Energy prices undermine economy
By By Rep. Ronald Grantland, Guest Columnist
One of the main problems for regular folks in this troubled economy has been the price of energy.
It impacts our family budgets, drains money from other important purchases, and is a dead weight on our state economy. Whoever the next president will be, he will have to put us on a different road on energy.
Natural gas is way up. The Public Service Commission just gave Alabama Power permission to raise rates by a total of 13 percent because of increased costs. And just look at gasoline prices.
AAA's Fuel Gauge Report shows that the cost of a gallon is currently on the way down, but is still much higher than it was a year ago.
There are some places where it is finally below $3 but for most of the state it is a half-a-dollar higher than that. The price of crude has gone down and that should drive down prices further, but it still will be expensive and a threat to our family budget. We need something different than petroleum, and soon.
One peek at the future happened last week with the opening of the first "biofuels corridor" in the country, and Alabama was a part of it. Interstate 65, from Mobile all the way up in Indiana, will have stations selling E85 ethanol and B20 biodiesel, located every 100 miles or so along the entire length of the highway. Biofuels are a real opportunity for the future.
Biodiesel can be made from any type of fat or vegetable oil. Ethanol is a distilled, alcohol-based fuel made from things like paper pulp, switchgrass and sugar cane. The growth of these two fuels will have an impact on Alabama; biodiesel is often created from soybeans and ethanol is most often distilled from corn. These two crops are grown in abundance in Alabama.
Biofuels are not some pie-in-the-sky thing either. Current estimates show that there are 110,000 flex-fuel vehicles in Alabama that use ethanol or biodiesel, and sales of the alternative fuels are brisk, according to officials. That is also where the biofuels corridor fits in. The Alabama Department of Economic and Community Affairs is offering grants of up to $50,000 to encourage businesses to install more pumps for biofuels near I-65, with the money coming from a Department of Energy program.
It makes sense that the federal government is helping promote and expand this new energy source. While some may decry the effectiveness of federal efforts, there is a history of success in Alabama when it comes to energy.
Back in the early 1930's, much of our rural state was without electricity. It is hard to fathom now, but often electric lights would end at the edge of the city. The power companies just didn't think it was economically feasible or desirable to bring wire to farms and small towns in rural counties.
In response, Franklin Delano Roosevelt founded the Rural Electrification Administration, making loans and support available to local electric cooperatives, which in many places in Alabama continue to operate the lines and distribute electricity today.
Roosevelt also created the Tennessee Valley Authority, now the nation's largest public power company, which electrified the entire northern part of Alabama.
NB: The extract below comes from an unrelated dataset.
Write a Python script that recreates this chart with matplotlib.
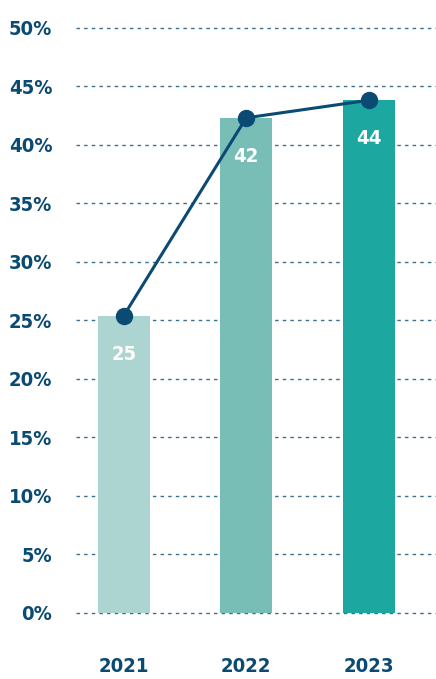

It is readily apparent that these investments by the federal government paid off handsomely, and were critical in the development of Alabama.
Why can't similar investments and direction toward alternative fuels have the same success?
It is time to make new energy investments in Alabama and across the nation, ones that move beyond oil and into things we can control, like agriculture and clean coal.
FDR showed that the federal government can and should help this process.
It is a national security issue as well as an economic and environmental one.
Investment in new energy sources will certainly be good for Alabama.